Computer science, on the other hand, focuses on computational mechanisms: function application, exception handling, method invocation in object-oriented languages, variable assignment and similar sets of process-building rules. Except that the mechanisms of these processes have to be made explicit: a function of type \(A \rightarrow B\) gives a formal account of how to transform an \(A\) into a \(B\).

At a given moment these two senses met. H. B. Curry and W. Howard realized that the set of implication-only intuitionistic deductions was a core functional language called simply-typed \(\lambda\)-calculus: the programming language was a logic, the logic a programming language. This memorable meeting was called the ‘Curry-Howard isomorphism’ (Howard 1980).

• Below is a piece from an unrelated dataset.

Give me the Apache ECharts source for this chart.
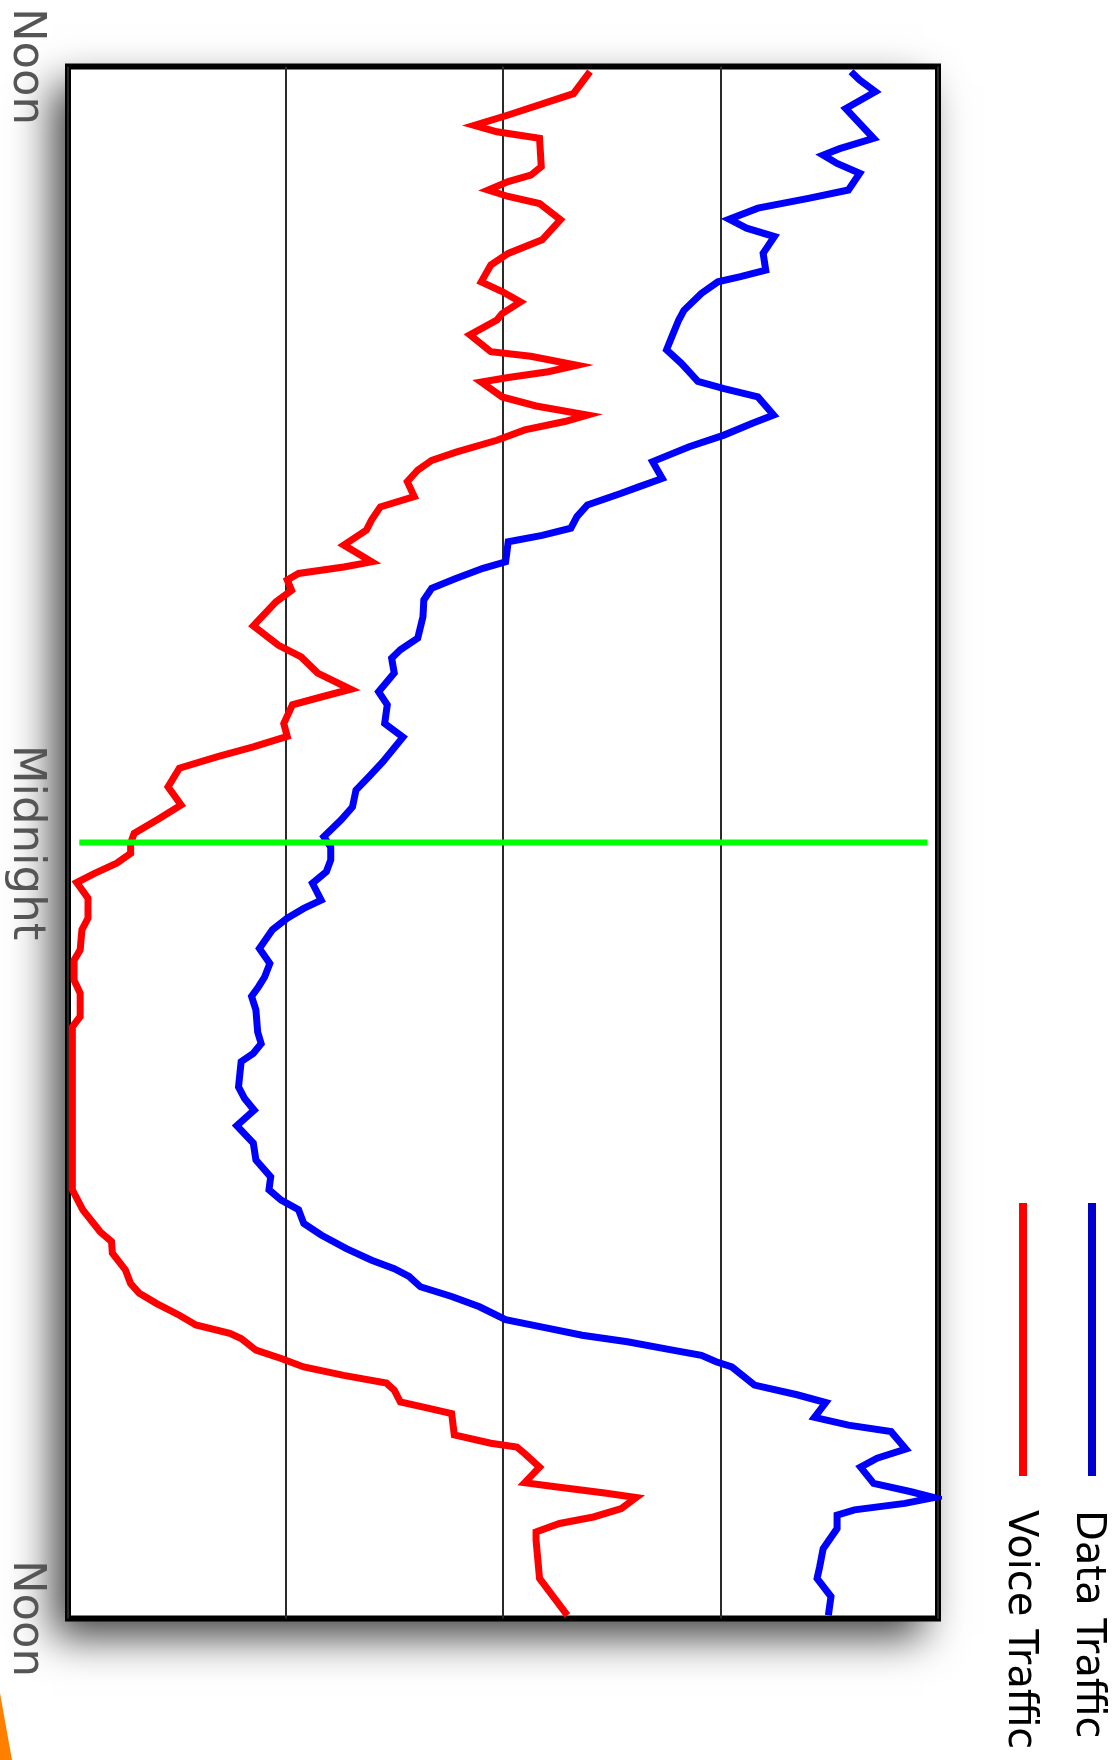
<!DOCTYPE html>
<html>
<head>
<meta charset="utf-8">
<script src="https://cdn.jsdelivr.net/npm/echarts@6/dist/echarts.min.js"></script>
<style>
html,body{margin:0;padding:0;background:#fff;}
#chart{width:1118px;height:1760px;}
</style>
</head>
<body>
<div id="chart"></div>
<script>
// Time axis (hours after noon) ticks and labels
const timeTickHours = [0, 12, 24];
const timeTickLabels = ['Noon', 'Midnight', 'Noon'];

// Voice traffic (red): hours after noon and relative load (0-100)
const voiceHours = [0.08,0.42,0.75,0.91,1.01,1.11,1.55,1.68,1.78,1.91,2.01,2.12,2.37,2.68,2.89,3.07,3.33,3.48,3.64,3.82,3.92,4.15,4.41,4.48,4.62,4.72,4.81,4.88,5.11,5.25,5.39,5.49,5.62,5.78,5.96,6.09,6.24,6.42,6.65,6.81,7.01,7.17,7.40,7.66,7.74,7.84,7.94,8.10,8.28,8.65,8.95,9.13,9.38,9.63,9.75,9.87,10.16,10.36,10.52,10.67,10.85,11.14,11.42,11.63,11.86,12.01,12.17,12.32,12.48,12.62,12.86,13.17,13.35,13.66,13.82,14.13,14.33,14.69,14.85,17.37,17.68,18.02,18.17,18.35,18.61,18.82,18.97,19.13,19.31,19.46,19.59,19.67,19.85,19.98,20.11,20.24,20.36,20.47,20.65,20.75,20.83,21.16,21.29,21.35,21.45,21.66,21.90,21.96,22.06,22.13,22.30,22.43,22.53,22.66,22.79,23.38,23.95];
const voiceTraffic = [60.0,58.1,50.6,46.7,49.3,54.2,54.4,53.2,50.6,48.3,50.6,54.2,56.6,54.5,50.6,48.6,47.5,49.9,52.0,49.9,49.3,46.2,48.6,53.2,58.5,55.2,50.6,47.5,49.9,53.8,59.7,57.1,52.5,49.3,44.7,41.8,40.2,39.0,39.8,35.9,34.9,34.3,31.7,34.9,31.7,26.5,25.2,25.7,23.9,21.3,24.2,26.8,28.7,32.5,29.1,25.8,24.8,25.2,21.3,17.3,12.8,11.5,13.0,10.5,7.6,7.2,7.2,5.6,3.0,1.0,2.3,2.3,1.6,1.4,0.7,0.7,1.4,1.4,0.5,0.5,1.7,3.7,5.0,5.1,6.6,7.2,8.2,10.2,12.8,14.7,18.6,19.9,21.6,24.5,27.1,31.7,36.6,37.5,38.2,41.5,44.1,44.4,48.6,51.6,52.5,54.2,52.5,55.8,61.7,65.3,63.6,60.4,56.5,53.8,53.8,54.2,57.4];

// Data traffic (blue): hours after noon and relative load (0-100)
const dataHours = [0.08,0.21,0.39,0.65,1.11,1.27,1.37,1.50,1.65,1.91,2.04,2.19,2.36,2.50,2.63,2.89,3.15,3.25,3.33,3.51,3.77,3.92,4.18,4.38,4.59,4.87,4.98,5.11,5.39,5.52,5.70,5.88,6.11,6.37,6.50,6.60,6.78,6.96,7.14,7.25,7.35,7.66,7.76,7.92,8.07,8.25,8.51,8.84,9.02,9.15,9.38,9.67,9.87,10.16,10.37,10.75,10.98,11.19,11.45,11.65,11.91,12.07,12.27,12.45,12.63,12.89,13.02,13.17,13.35,13.64,13.87,14.08,14.23,14.38,14.59,14.93,15.11,15.26,15.39,15.78,15.96,16.14,16.38,16.65,16.91,17.17,17.37,17.53,17.68,17.89,18.07,18.28,18.46,18.59,18.71,18.87,19.02,19.18,19.38,19.51,19.62,19.72,19.85,19.93,20.03,20.11,20.39,20.54,20.66,20.89,21.01,21.11,21.38,21.52,21.66,21.91,22.04,22.13,22.22,22.32,22.40,22.61,22.92,23.20,23.38,23.66,23.95];
const dataTraffic = [90.0,91.0,92.8,89.4,92.6,88.7,86.8,88.4,91.0,89.7,85.1,79.3,76.0,78.0,81.2,79.9,80.2,77.3,74.7,72.8,70.8,70.2,69.4,68.8,70.5,72.4,75.4,79.3,81.1,78.6,75.4,71.4,67.2,68.3,65.6,63.6,59.7,58.5,57.8,54.5,50.6,50.3,47.7,44.5,41.8,40.9,40.8,40.2,38.2,37.2,37.5,35.7,36.7,36.4,38.5,36.2,34.6,33.1,32.7,31.4,29.4,30.2,30.2,29.7,28.1,29.1,27.1,25.2,23.5,22.0,23.2,22.6,21.9,21.1,21.6,21.8,22.2,21.3,19.9,19.6,20.3,21.4,19.4,21.3,21.6,23.3,23.1,24.5,26.5,27.1,29.1,32.0,34.9,37.5,39.2,40.5,44.1,47.3,50.3,55.1,59.1,64.3,69.5,72.8,74.5,76.3,78.9,83.8,87.1,85.8,89.7,94.6,96.3,93.0,91.1,92.6,96.9,99.5,96.2,90.4,88.4,88.4,86.8,86.4,86.1,87.7,87.4];

// Midnight marker (green): hour and value extent
const markerHour = 12;
const markerRange = [1.3, 98.8];

const zip = (vals, hrs) => vals.map((v, i) => [v, hrs[i]]);

const G = {left: 68, top: 66.5, right: 180, bottom: 141.5, W: 1118, H: 1760};

const chart = echarts.init(document.getElementById('chart'), null, {renderer: 'canvas'});
chart.setOption({
  animation: false,
  backgroundColor: '#ffffff',
  grid: {
    show: true,
    left: G.left, top: G.top, right: G.right, bottom: G.bottom,
    backgroundColor: '#ffffff',
    borderColor: '#000000',
    borderWidth: 6,
    containLabel: false,
    outerBoundsMode: 'none'
  },
  xAxis: {
    type: 'value', min: 0, max: 100, interval: 25,
    axisLine: {show: false}, axisTick: {show: false}, axisLabel: {show: false},
    splitLine: {show: true, lineStyle: {color: '#2a2a2a', width: 2}}
  },
  yAxis: {
    type: 'value', min: 0, max: 24, interval: 12, inverse: true,
    axisLine: {show: false}, axisTick: {show: false},
    splitLine: {show: false},
    axisLabel: {
      show: true, rotate: -90, margin: 20,
      color: '#555555', fontFamily: 'DejaVu Sans', fontSize: 45,
      formatter: v => timeTickLabels[timeTickHours.indexOf(v)]
    }
  },
  series: [
    {
      name: 'Voice Traffic', type: 'line', data: zip(voiceTraffic, voiceHours),
      symbol: 'none', smooth: false,
      lineStyle: {color: '#ff0000', width: 7, join: 'miter', cap: 'butt'}
    },
    {
      name: 'Data Traffic', type: 'line', data: zip(dataTraffic, dataHours),
      symbol: 'none', smooth: false,
      lineStyle: {color: '#0000ff', width: 7, join: 'miter', cap: 'butt'}
    },
    {
      name: 'Midnight', type: 'line',
      data: markerRange.map(v => [v, markerHour]),
      symbol: 'none',
      lineStyle: {color: '#00ff00', width: 6, cap: 'butt'}
    }
  ],
  graphic: [
    {type: 'rect', z: -10, silent: true,
      shape: {x: G.left, y: G.top, width: G.W - G.left - G.right, height: G.H - G.top - G.bottom},
      style: {fill: '#ffffff', shadowColor: 'rgba(0,0,0,0.75)', shadowBlur: 40, shadowOffsetX: -15, shadowOffsetY: 18}},
    {type: 'line', shape: {x1: 1092, y1: 1203, x2: 1092, y2: 1476}, style: {stroke: '#0000cc', lineWidth: 8}},
    {type: 'line', shape: {x1: 1023, y1: 1203, x2: 1023, y2: 1476}, style: {stroke: '#ff0000', lineWidth: 8}},
    {type: 'text', x: 1087, y: 1510, rotation: -Math.PI / 2,
      style: {text: 'Data Traffic', fill: '#000000', fontFamily: 'DejaVu Sans', fontSize: 40,
        align: 'left', verticalAlign: 'middle', textAlign: 'left', textVerticalAlign: 'middle'}},
    {type: 'text', x: 1019, y: 1510, rotation: -Math.PI / 2,
      style: {text: 'Voice Traffic', fill: '#000000', fontFamily: 'DejaVu Sans', fontSize: 40,
        align: 'left', verticalAlign: 'middle', textAlign: 'left', textVerticalAlign: 'middle'}},
    {type: 'polygon', shape: {points: [[0, 1693], [12, 1760], [0, 1760]]}, style: {fill: '#ff8000'}, z: 100}
  ]
});
</script>
</body>
</html>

Linear logic provides a further twist in the interpretation of the implication ‘\(A \Rightarrow B\)’: now it can be read as ‘give me as many \(A\)'s as I might need and I will give you one \(B\)’. The notion of copy which is so central to the idea of computation is now wired into the logic.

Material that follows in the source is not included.